Game The Second: Sadly Lackey

BOS 5-8-0
TEX 12-15-1


Ugh.


No woulda-coulda-shoulda today. After a not quite catch by Jacoby Ellsbury with two outs in the fourth inning last night, (Ells ran way into right center, almost catching the ball on the dead run, but it ticked off his glove for a hit) the Walker Texas Rangers erupted with vengeance and furious anger, beating John Lackey about the head and the neck for 6 runs, including a grand slam from out old buddy Yo Adrien. (Lackey walked Josh Hamilton to get to Beltre, which was the right play, even though it looks horrific in retrospect.)


Resolved: John Lackey is no longer a high quality starting pitcher in the major leagues, and we have to watch him pretend to do this for another 14 years or so while he gets paid eleventy billion dollars.
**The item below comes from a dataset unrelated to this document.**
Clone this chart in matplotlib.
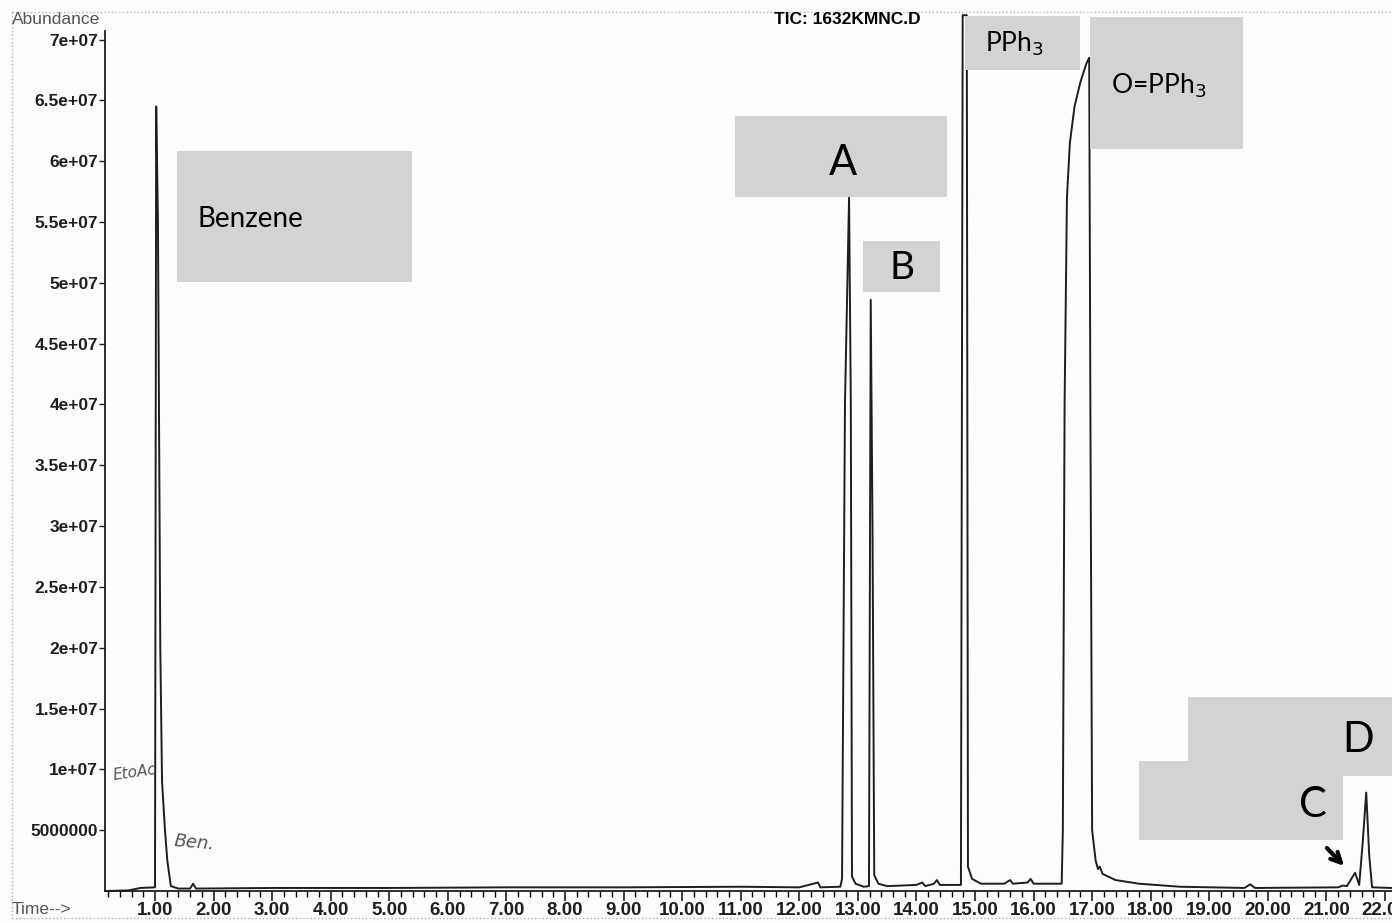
import matplotlib
matplotlib.use("Agg")
import matplotlib.pyplot as plt
from matplotlib.patches import Rectangle
from matplotlib.lines import Line2D
from matplotlib.ticker import MultipleLocator, FixedLocator

# total ion chromatogram of run 1632KMNC.D
time_min = [0.15, 0.55, 0.75, 1.00, 1.02, 1.05, 1.09, 1.12, 1.17, 1.21, 1.27, 1.40,
            1.60, 1.65, 1.70, 3.00, 5.00, 7.00, 9.00, 11.00, 12.00, 12.32, 12.36,
            12.70, 12.73, 12.78, 12.85, 12.88, 12.90, 12.96, 13.10, 13.19, 13.22,
            13.25, 13.28, 13.35, 13.50, 14.00, 14.10, 14.15, 14.30, 14.35, 14.40,
            14.60, 14.76, 14.79, 14.86, 14.88, 14.95, 15.10, 15.50, 15.60, 15.65,
            15.90, 15.95, 16.00, 16.48, 16.50, 16.53, 16.57, 16.62, 16.70, 16.80,
            16.90, 16.95, 16.97, 17.00, 17.06, 17.10, 17.13, 17.18, 17.40, 17.80,
            18.50, 19.60, 19.70, 19.78, 21.20, 21.28, 21.35, 21.49, 21.56, 21.62,
            21.68, 21.73, 21.78, 22.12]
abundance_e6 = [0.00, 0.05, 0.25, 0.30, 64.5, 55.0, 20.0, 9.0, 5.0, 2.5, 0.4, 0.2,
                0.2, 0.6, 0.2, 0.25, 0.25, 0.3, 0.3, 0.35, 0.3, 0.7, 0.3,
                0.35, 1.0, 40.0, 57.0, 40.0, 1.2, 0.6, 0.35, 0.4, 48.6,
                30.0, 1.3, 0.6, 0.4, 0.5, 0.7, 0.4, 0.6, 0.9, 0.5,
                0.5, 0.5, 72.0, 72.0, 2.0, 1.0, 0.6, 0.6, 0.9, 0.6,
                0.7, 1.0, 0.6, 0.6, 5.0, 40.0, 57.0, 61.5, 64.5, 66.5,
                68.0, 68.5, 40.0, 5.0, 2.5, 1.8, 2.0, 1.4, 0.9, 0.6,
                0.35, 0.25, 0.55, 0.25, 0.3, 0.45, 0.4, 1.5, 0.5, 4.0,
                8.1, 3.0, 0.3, 0.25]
abundance = [v * 1e6 for v in abundance_e6]

y_ticks = [5e6 * k for k in range(1, 15)]
y_tick_labels = ["5000000", "1e+07", "1.5e+07", "2e+07", "2.5e+07", "3e+07", "3.5e+07",
                 "4e+07", "4.5e+07", "5e+07", "5.5e+07", "6e+07", "6.5e+07", "7e+07"]
x_ticks = list(range(1, 23))
x_tick_labels = ["%.2f" % t for t in x_ticks]

# peak labels: text, box (left, top, right, bottom in px), text anchor px, size
peak_labels = [
    ("Benzene", (177, 151, 412, 282), (197, 219), 20, "left"),
    ("A", (735, 116, 947, 197), (843, 163), 30, "center"),
    ("B", (863, 241, 940, 292), (902, 268), 28, "center"),
    ("PPh$_3$", (965, 16, 1080, 70), (985, 44), 19, "left"),
    ("O=PPh$_3$", (1090, 17, 1243, 149), (1111, 86), 19, "left"),
    ("D", (1188, 697, 1392, 776), (1358, 740), 30, "center"),
    ("C", (1139, 761, 1343, 840), (1313, 805), 30, "center"),
]

W, H = 1392, 923
fig = plt.figure(figsize=(W / 100, H / 100), dpi=100)
fig.patch.set_facecolor("#fefdfc")

def fx(px):
    return px / W

def fy(py):
    return 1 - py / H

ax = fig.add_axes([fx(105), fy(891), fx(1392) - fx(105), fy(31) - fy(891)])
ax.set_facecolor("none")
ax.plot(time_min, abundance, color="#1e1e1e", lw=1.4, clip_on=False, zorder=3)

ax.set_xlim(0.146, 22.12)
ax.set_ylim(0, 70.7e6)
for s in ["top", "right"]:
    ax.spines[s].set_visible(False)
for s in ["left", "bottom"]:
    ax.spines[s].set_linewidth(1.3)
    ax.spines[s].set_color("#1e1e1e")

ax.yaxis.set_major_locator(FixedLocator(y_ticks))
ax.set_yticklabels(y_tick_labels, fontsize=12.5, fontweight="bold", family="Liberation Sans")
ax.xaxis.set_major_locator(FixedLocator(x_ticks))
ax.xaxis.set_minor_locator(MultipleLocator(0.2))
ax.set_xticklabels(x_tick_labels, fontsize=13.5, fontweight="bold", family="Liberation Sans")
ax.tick_params(axis="y", length=4, width=1.0, pad=1, colors="#1e1e1e")
ax.tick_params(axis="x", which="major", length=7, width=1.2, pad=1, colors="#1e1e1e")
ax.tick_params(axis="x", which="minor", length=4, width=1.0)

# plot header and axis captions
fig.text(fx(847), fy(20), "TIC: 1632KMNC.D", ha="center", va="center",
         fontsize=12.5, fontweight="bold", family="Liberation Sans")
fig.text(fx(12), fy(19), "Abundance", ha="left", va="center", fontsize=12.5,
         color="#555555", family="Liberation Sans")
fig.text(fx(12), fy(910), "Time-->", ha="left", va="center", fontsize=12.5,
         color="#555555", family="Liberation Sans")

# dotted page frame
frame = dict(color="#b0b0b0", lw=1.0, ls=":", transform=fig.transFigure)
fig.add_artist(Line2D([fx(12), fx(12)], [fy(12), fy(918)], **frame))
fig.add_artist(Line2D([fx(12), 1], [fy(12), fy(12)], **frame))
fig.add_artist(Line2D([fx(12), 1], [fy(918), fy(918)], **frame))

# handwritten notes on the trace
fig.text(fx(112), fy(772), "EtoAc", fontsize=11, style="italic", color="#555555",
         family="DejaVu Sans", ha="left", va="center", rotation=8)
fig.text(fx(173), fy(843), "Ben.", fontsize=13, style="italic", color="#555555",
         family="DejaVu Sans", ha="left", va="center", rotation=-5)

# grey label boxes
for text, (x0, y0, x1, y1), (tx, ty), size, align in peak_labels:
    fig.add_artist(Rectangle((fx(x0), fy(y1)), fx(x1) - fx(x0), fy(y0) - fy(y1),
                             transform=fig.transFigure, facecolor="#d3d3d3",
                             edgecolor="none", zorder=5))
    fig.text(fx(tx), fy(ty), text, ha=align, va="center", fontsize=size,
             family="Lato", color="black", zorder=6)

ax.annotate("", xy=(fx(1346), fy(868)), xytext=(fx(1325), fy(846)),
            xycoords="figure fraction", textcoords="figure fraction",
            arrowprops=dict(arrowstyle="->", lw=3, color="black",
                            mutation_scale=18), zorder=7)

fig.savefig("out.png", dpi=100, facecolor=fig.get_facecolor())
In other news, there is no Easter Bunny.

Saturday, April 2, 2011

Moral Victories?

Yesterday just left a bad taste in my mouth. The Red Sox loss in the afternoon, combined with the Celtics loss in the evening, both close, aggravating games that could have gone either way.

It seems funny in retrospect to say this about a 9-5 game, but a couple of plays, the Napoli homer he golfed around the pole and the Murphy double that kicked up chalk a little later in the game, could have easily gone differently.

Maybe this is just rose colored glasses syndrome, but against a tough team in a tough park, a 9-5 loss isn't all bad.

Then again, we are 0-1.

Friday, April 1, 2011

Game The First: Not Exactly How They Drew It Up

BOS 5 7 1
TEX 9 10 1

Well, that's not exactly the way they planned it. The Walker Texas Rangers are still a formidable bunch, even after losing Bad Vlad and Cliff Lee the Yankee Killer, and they proved this in a quite rude 4 run uprising against poor Daniel Bard, who looked like he was being catheterized by the end of the game.

RIP, Mr. Gorman

As the Dirt Dogs tell us, former Red Sox GM Lou Gorman died today. While not the GM who brought the team to a world title, and responsible for some cringeworthy words and decisions, the man loved baseball and tried like hell to build a winning team. RIP, Mr. Gorman.